MAUREEN: a middle-aged, self-sacrificing (and long-suffering) single mom whose only son is a virtual vegetable. A Catholic who states (p. 77): "I don't believe in luck as much as punishment." She had sex once, with only one man - which resulted in a child, the cross she had to bear (and could no longer bear).
JESS: a bratty, impulsive, volatile, foul-mouthed rebel teen, daughter of a well-known government official.
JJ: a 30-ish "failed" American musician (leader of the defunct cult band, Big Yellow) - now turned pizza delivery boy. (A character most resembling Rob from High Fidelity)
The novel is told from the point of view of these four characters - that is, in alternating monologues (reminding me of William Faulkner's As I Lay Dying).
At one point a significant reference is made to Virginia Woolf's To The Lighthouse, in which the character of Jess suggests the author "killed herself because she couldn't make herself understood."
What's unfolds then, in this novel, is the characters finding the WORDS to their despair.
WHAT I LOVED:
The humor. Given this horribly dark subject matter, Nick Hornby continually finds a way to make his material and situations amusing.
WHAT I DIDN'T LOVE:
Finding this horribly dark subject matter amusing.
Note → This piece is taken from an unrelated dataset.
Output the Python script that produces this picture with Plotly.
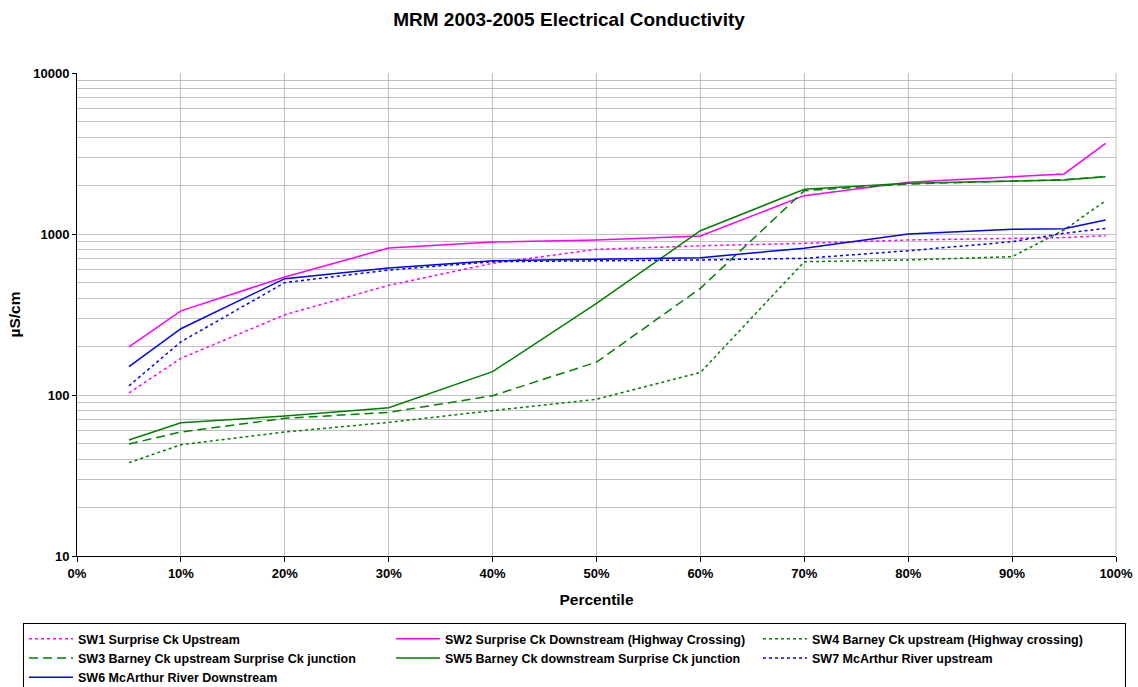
import plotly.graph_objects as go

percentiles = [5, 10, 20, 30, 40, 50, 60, 70, 80, 90, 95, 99]

sw1 = [103, 169, 315, 480, 658, 803, 845, 875, 918, 944, 950, 977]
sw2 = [199, 333, 541, 818, 891, 918, 972, 1730, 2096, 2260, 2360, 3660]
sw3 = [49.6, 58.9, 71.6, 78, 99, 160, 460, 1858, 2045, 2135, 2175, 2270]
sw4 = [38, 49.1, 58.9, 67.6, 80, 94, 138, 673, 690, 723, 1059, 1610]
sw5 = [52.5, 67.3, 74, 83.4, 139.6, 371, 1048, 1896, 2065, 2145, 2165, 2270]
sw6 = [150, 258, 528, 615, 683, 697, 713, 815, 1000, 1070, 1079, 1222]
sw7 = [114, 214, 499, 597, 673, 680, 690, 706, 787, 896, 1010, 1084]

names = {
    "sw1": "SW1 Surprise Ck Upstream",
    "sw2": "SW2 Surprise Ck Downstream (Highway Crossing)",
    "sw3": "SW3 Barney Ck upstream Surprise Ck junction",
    "sw4": "SW4 Barney Ck upstream (Highway crossing)",
    "sw5": "SW5 Barney Ck downstream Surprise Ck junction",
    "sw6": "SW6 McArthur River Downstream",
    "sw7": "SW7 McArthur River upstream",
}

MAG = "#FF00FF"
BLUE = "#0000FF"
GREEN = "#008000"
DOT = "3px,3px"
DASH = "9px,5px"

series = [
    ("sw1", sw1, MAG, DOT),
    ("sw2", sw2, MAG, "solid"),
    ("sw4", sw4, GREEN, DOT),
    ("sw3", sw3, GREEN, DASH),
    ("sw5", sw5, GREEN, "solid"),
    ("sw7", sw7, BLUE, DOT),
    ("sw6", sw6, BLUE, "solid"),
]

FONT = "Liberation Sans, Arial, sans-serif"

fig = go.Figure()
for key, vals, col, dash in series:
    fig.add_trace(go.Scatter(
        x=percentiles, y=vals, mode="lines", name=names[key],
        line=dict(color=col, width=1.5, dash=dash),
    ))

minor_vals = [m * 10 ** e for e in range(1, 4) for m in range(2, 10)]

fig.update_layout(
    width=1138, height=687,
    paper_bgcolor="white", plot_bgcolor="white",
    margin=dict(l=77, r=22, t=73, b=131, autoexpand=False),
    font=dict(family=FONT, color="black", size=12),
    title=dict(text="MRM 2003-2005 Electrical Conductivity", x=0.5, xanchor="center",
               y=1 - 19 / 687, yanchor="middle", yref="container",
               font=dict(family=FONT, size=19, weight="bold", color="black")),
    showlegend=True,
    legend=dict(
        orientation="h", x=(23 - 77) / 1039, xanchor="left", y=-67 / 483, yanchor="top",
        bordercolor="black", borderwidth=1, bgcolor="white",
        font=dict(family=FONT, size=12.5, weight="bold", color="black"),
        entrywidth=308, entrywidthmode="pixels", traceorder="normal",
        itemwidth=44, tracegroupgap=0,
    ),
    xaxis=dict(
        range=[0, 100], dtick=10, tick0=0, ticksuffix="%",
        showgrid=True, gridcolor="#C0C0C0", gridwidth=1,
        showline=True, linecolor="black", linewidth=1, mirror=False,
        ticks="outside", ticklen=5, tickcolor="black",
        tickfont=dict(family=FONT, size=13, weight="bold"),
        title=dict(text="Percentile", font=dict(family=FONT, size=15.5, weight="bold"), standoff=14),
        zeroline=False,
    ),
    yaxis=dict(
        type="log", range=[1, 4], tickvals=[10, 100, 1000, 10000],
        ticktext=["10", "100", "1000", "10000"],
        showgrid=True, gridcolor="#C0C0C0", gridwidth=1,
        minor=dict(tickvals=minor_vals, showgrid=True, gridcolor="#C0C0C0", gridwidth=1, ticks=""),
        showline=True, linecolor="black", linewidth=1,
        ticks="outside", ticklen=4, tickcolor="black",
        tickfont=dict(family=FONT, size=13, weight="bold"),
        title=dict(text="µS/cm", font=dict(family=FONT, size=15.5, weight="bold"), standoff=8),
        zeroline=False,
    ),
)

# right border of plot area (gray)
fig.add_shape(type="line", xref="paper", yref="paper", x0=1, x1=1, y0=0, y1=1,
              line=dict(color="#C0C0C0", width=1))

fig.write_html("out.html")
Part of the problem with Nick Hornby is that he is a comic novelist in the traditional sense. (As with Shakespeare's comedies, it is the happy ending that defines it as such.)
I kept thinking that this novel might work better as a play or a skit. The opening on the roof is very theatrical, almost like a Samuel Beckett play (full of gallows humor). There rest of the book, essentially, is a series of monologues.
Some people may find A Long Way Down a little shallow, a little contrived and glib, like a TV sitcom run amok. Hornby constantly undermines the seriousness of his subject matter in order to make it bearable; but in doing so he also undermines the weight of it; in a way, he sort of paints himself into a corner from the beginning. The rest of the novel is about Hornby writing himself out of the hole. Give him credit for courage, though.
All the negative aspects aside -- there are A LOT of laugh-out-loud passages in this book; there's enough humor and wit and liveliness for me to recommend it. His writing is still a pleasure to read, his characters full of attitude and intensely likeable, and after The Loser's Club: Complete Restored Edition by Richard Perez (another recent Amazon favorite of mine), I'm still recommending Nick Hornby's A Long Way Down. Maybe not his best -- High Fidelity still commands that spot -- but still good, a comic novel stretching the limits of what a comic novel should be.